Defines two versions of CUDA kernel:
transposeCoalesced       : Coalesced global memory transpose with shared memory bank conflicts
transposeNoBankConflicts : Coalesced global memory transpose with reduced shared memory bank conflicts

Compiling the code:
==================
  > nvcc -lineinfo -gencode arch=compute_70,code=sm_70 -gencode arch=compute_72,code=sm_72 -gencode arch=compute_75,code=sm_75 -gencode arch=compute_80,code=sm_80 -gencode arch=compute_86,code=sm_86 -gencode arch=compute_87,code=sm_87  -gencode arch=compute_89,code=sm_89 sharedBankConflicts.cu -o sharedBankConflicts

Command line arguments (all are optional):
==========================================
1) <version of kernel to use> Integer value, If not specified uses 1.
          1: Use transposeCoalesced() kernel
          2: Use transposeNoBankConflicts() kernel

2) <N - Matrix size> Matrix size should be greater than or equal to tile size (TILE_DIM - defined in source file "sharedBankConflicts.cu")
                         and must be an integral multiple of tile size. 
                     Default value: DEFAULT_MATRIX_SIZE (defined in source file "sharedBankConflicts.cu")

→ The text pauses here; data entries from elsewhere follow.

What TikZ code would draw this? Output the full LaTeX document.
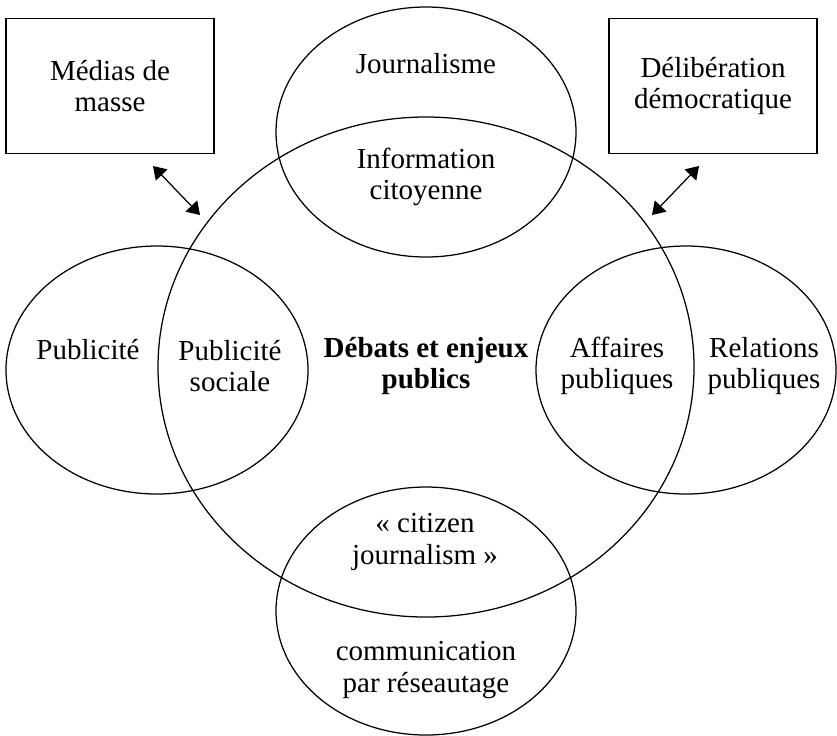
\documentclass[tikz,border=0pt]{standalone}
\usepackage{fontspec}
\setmainfont{Liberation Serif}
\usetikzlibrary{arrows.meta}

\tikzset{
  txt/.style={align=center, inner sep=0pt, font=\fontsize{11.6}{12.6}\selectfont},
  boite/.style={txt, draw, line width=.5pt, minimum width=83.2pt, minimum height=54pt},
  fleche/.style={{Triangle[length=5pt,width=6.4pt]}-{Triangle[length=5pt,width=6.4pt]}, line width=.5pt}
}

\begin{document}
\begin{tikzpicture}[x=.4pt, y=-.4pt, line width=.5pt]
\useasboundingbox (0,0) rectangle (837,735);

% les ensembles
\draw (426,367) ellipse [x radius=268, y radius=250];
\draw (426,132) ellipse [x radius=150, y radius=125];
\draw (157,370) ellipse [x radius=151, y radius=124];
\draw (686,370) ellipse [x radius=150, y radius=124];
\draw (426,611) ellipse [x radius=150, y radius=124];

\path (110,86) node[boite] (medias) {Médias de\\masse}
      (713,86) node[boite] (delib) {Délibération\\démocratique}
      (426,64) node[txt] (journ) {Journalisme}
      (426,177) node[txt] (info) {Information\\citoyenne}
      (88,350) node[txt] (pub) {Publicité}
      (230,366) node[txt] (pubsoc) {Publicité\\sociale}
      (426,366) node[txt] (debats) {\bfseries Débats et enjeux\\\bfseries publics}
      (617,366) node[txt] (affaires) {Affaires\\publiques}
      (764,366) node[txt] (relations) {Relations\\publiques}
      (425,542) node[txt] (citizen) {«~citizen\\journalism~»}
      (426,670) node[txt] (reseau) {communication\\par réseautage}
      ;

\coordinate (m1) at (153,166);
\coordinate (m2) at (200,215);
\coordinate (d1) at (699,166);
\coordinate (d2) at (652,215);
\draw[fleche] (m1) -- (m2);
\draw[fleche] (d1) -- (d2);
\end{tikzpicture}
\end{document}
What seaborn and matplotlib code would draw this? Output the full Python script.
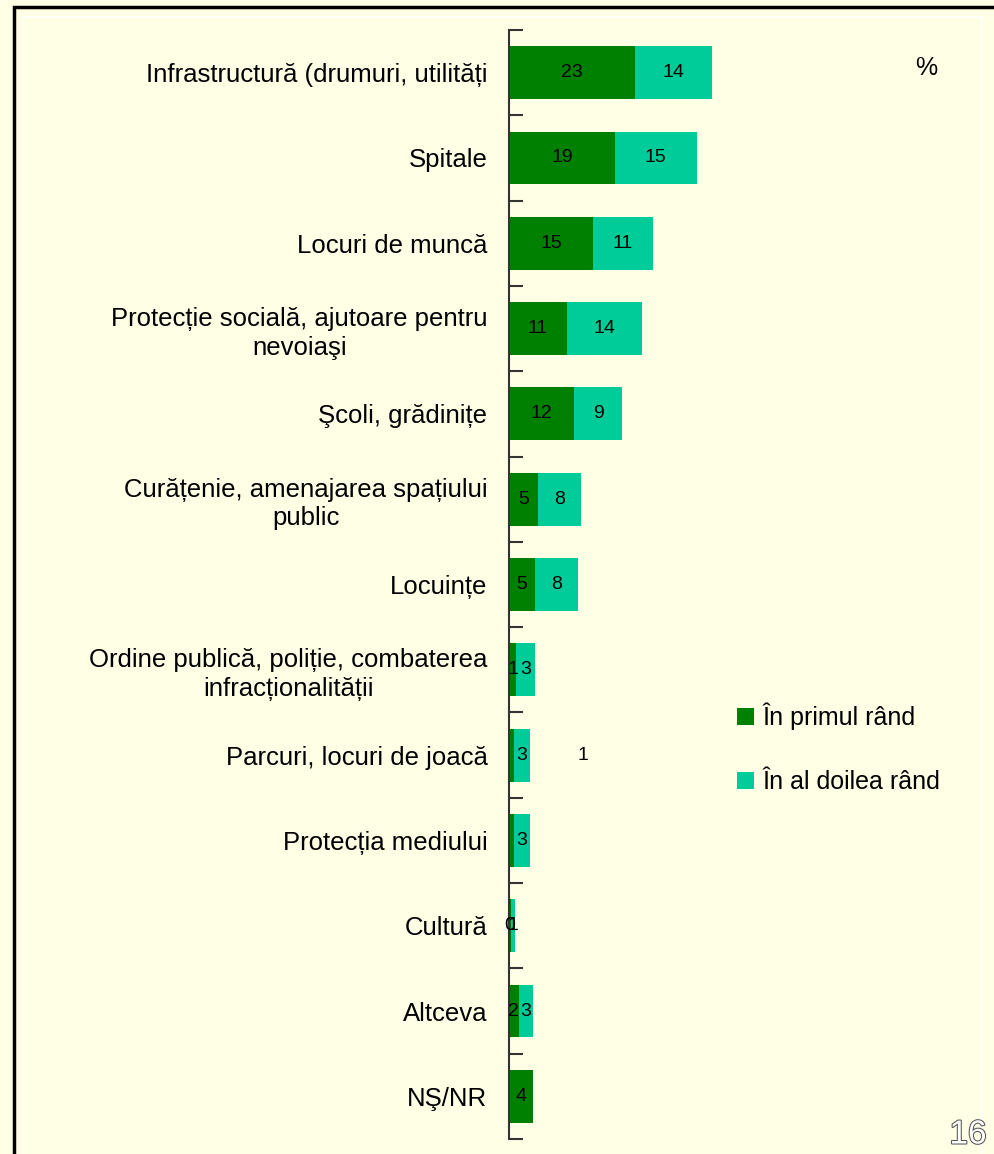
import numpy as np
import pandas as pd
import matplotlib
matplotlib.use("Agg")
import matplotlib.pyplot as plt
import matplotlib.patheffects as pe
from matplotlib.patches import Rectangle
import seaborn as sns

# data
categories = [
    "Infrastructură (drumuri, utilități",
    "Spitale",
    "Locuri de muncă",
    "Protecție socială, ajutoare pentru\nnevoiaşi",
    "Şcoli, grădinițe",
    "Curățenie, amenajarea spațiului\npublic",
    "Locuințe",
    "Ordine publică, poliție, combaterea\ninfracționalității",
    "Parcuri, locuri de joacă",
    "Protecția mediului",
    "Cultură",
    "Altceva",
    "NŞ/NR",
]
first_rank = [23.0, 19.3, 15.3, 10.6, 11.9, 5.3, 4.7, 1.3, 0.9, 0.9, 0.35, 1.8, 4.4]
second_rank = [14.0, 15.0, 11.0, 13.7, 8.7, 7.8, 7.9, 3.4, 2.9, 2.9, 0.75, 2.6, 0.0]
first_labels = ["23", "19", "15", "11", "12", "5", "5", "1", "", "", "0", "2", "4"]
second_labels = ["14", "15", "11", "14", "9", "8", "8", "3", "3", "3", "1", "3", ""]
series_names = ["În primul rând", "În al doilea rând"]

DARK = "#008000"
LIGHT = "#00CC99"
BG = "#FFFFE6"

df = pd.DataFrame({"cat": categories, "first": first_rank, "second": second_rank})
df["total"] = df["first"] + df["second"]

plt.rcParams["font.family"] = ["Liberation Sans", "DejaVu Sans"]

fig = plt.figure(figsize=(9.94, 11.54), dpi=100, facecolor=BG)
ax = fig.add_axes([509 / 994, 1 - 1139 / 1154, 0.441, 1109 / 1154])
ax.set_facecolor(BG)

# stacked bars: total in light colour, first rank drawn over it
sns.barplot(data=df, y="cat", x="total", color=LIGHT, orient="h",
            width=0.62, saturation=1, ax=ax, errorbar=None)
sns.barplot(data=df, y="cat", x="first", color=DARK, orient="h",
            width=0.62, saturation=1, ax=ax, errorbar=None)

n = len(categories)
for i in range(n):
    f, s = first_rank[i], second_rank[i]
    if first_labels[i]:
        ax.text(f / 2, i, first_labels[i], ha="center", va="center",
                fontsize=14, color="black")
    if second_labels[i]:
        ax.text(f + s / 2, i, second_labels[i], ha="center", va="center",
                fontsize=14, color="black")

# stray label that Excel left beside the "Parcuri" bar
ax.text(13.5, 8, "1", ha="center", va="center", fontsize=14, color="black")

ax.set_xlim(0, 80)
ax.set_ylim(n - 0.5, -0.5)
ax.set_xlabel("")
ax.set_ylabel("")
ax.set_xticks([])

for side in ["top", "right", "bottom"]:
    ax.spines[side].set_visible(False)
ax.spines["left"].set_color("#333333")
ax.spines["left"].set_linewidth(1.5)

ax.set_yticks(range(n))
ax.set_yticklabels(categories, fontsize=18.5, multialignment="center",
                   linespacing=1.25)
ax.tick_params(axis="y", which="major", length=0, pad=15.5)
ax.set_yticks(np.arange(-0.5, n, 1.0), minor=True)
ax.tick_params(axis="y", which="minor", length=10, width=1.5,
               direction="in", color="#333333")

# legend on the right
handles = [Rectangle((0, 0), 1, 1, facecolor=DARK),
           Rectangle((0, 0), 1, 1, facecolor=LIGHT)]
fig.legend(handles, series_names, loc="upper left",
           bbox_to_anchor=(714 / 994, 1 - 680 / 1154), frameon=False,
           fontsize=18, handlelength=0.7, handleheight=0.7,
           handletextpad=0.35, labelspacing=1.6)

fig.text(926 / 994, 1 - 68 / 1154, "%", fontsize=18, ha="center", va="center")
fig.text(968 / 994, 1 - 1135 / 1154, "16", fontsize=24, ha="center",
         va="center", color="white",
         path_effects=[pe.withStroke(linewidth=1.5, foreground="#555555")])

# slide frame: black outer border and thin white inner line
fig.add_artist(Rectangle((14 / 994, -0.1), 1.2, 1 - 7 / 1154 + 0.1,
                         transform=fig.transFigure, fill=False,
                         edgecolor="black", linewidth=2.5))
fig.add_artist(Rectangle((23 / 994, -0.1), 959 / 994, 1 - 17 / 1154 + 0.1,
                         transform=fig.transFigure, fill=False,
                         edgecolor="white", linewidth=1.2))

fig.savefig("out.png", dpi=100, facecolor=BG)
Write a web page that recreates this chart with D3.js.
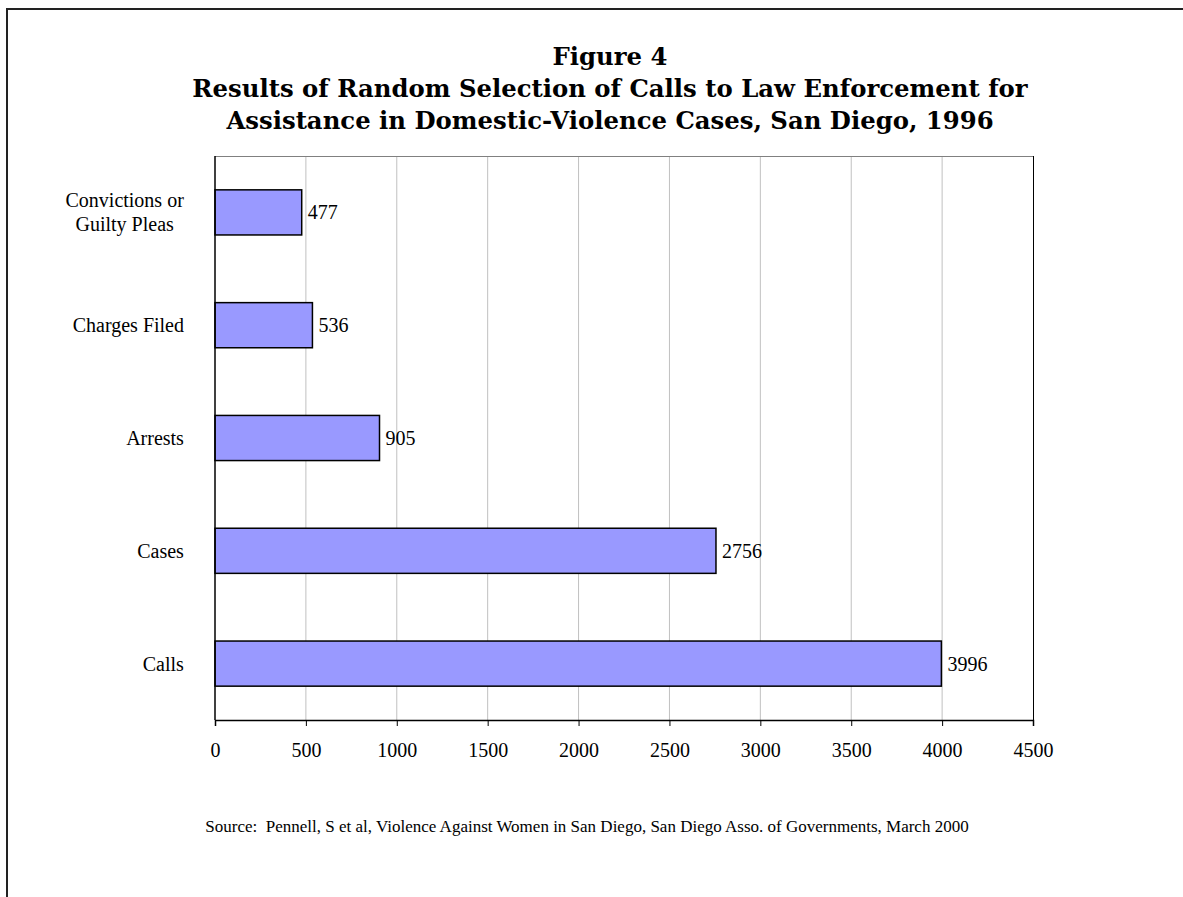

3) <cache config option> String value can be one of "none", "shared", "l1", "equal"
                         Default value: "none"
                         Refer the CUDA Runtime API cudaFuncSetCacheConfig() documentation for details of cache configuration.

Sample usage:
============
- Run with default arguments - transposeCoalesced() kernel and default value of N
  > ./sharedBankConflicts

- Run with the transposeNoBankConflicts() kernel and default value of N
  > ./sharedBankConflicts 2

 - Run with the transposeCoalesced() kernel and N=1024
  > ./sharedBankConflicts 1 1024

 - Run with the transposeNoBankConflicts() kernel with  N=1024 and cache config option "l1" (to prefer larger L1 cache and smaller shared memory)
  > ./sharedBankConflicts 2 1024 l1


Profiling the sample using Nsight Compute command line
======================================================
- Profile transposeCoalesced() - the  initial version of kernel
  > ncu --set full --import-source on  -o transposeCoalesced.ncu-rep ./sharedBankConflicts 1

- Profile transposeNoBankConflicts() - the  updated version of the kernel
  > ncu --set full --import-source on  -o transposeNoBankConflicts.ncu-rep ./sharedBankConflicts 2

The profiler report files for the sample are also provided and they can be opened in the 
Nsight Compute UI using the "File->Open" menu option.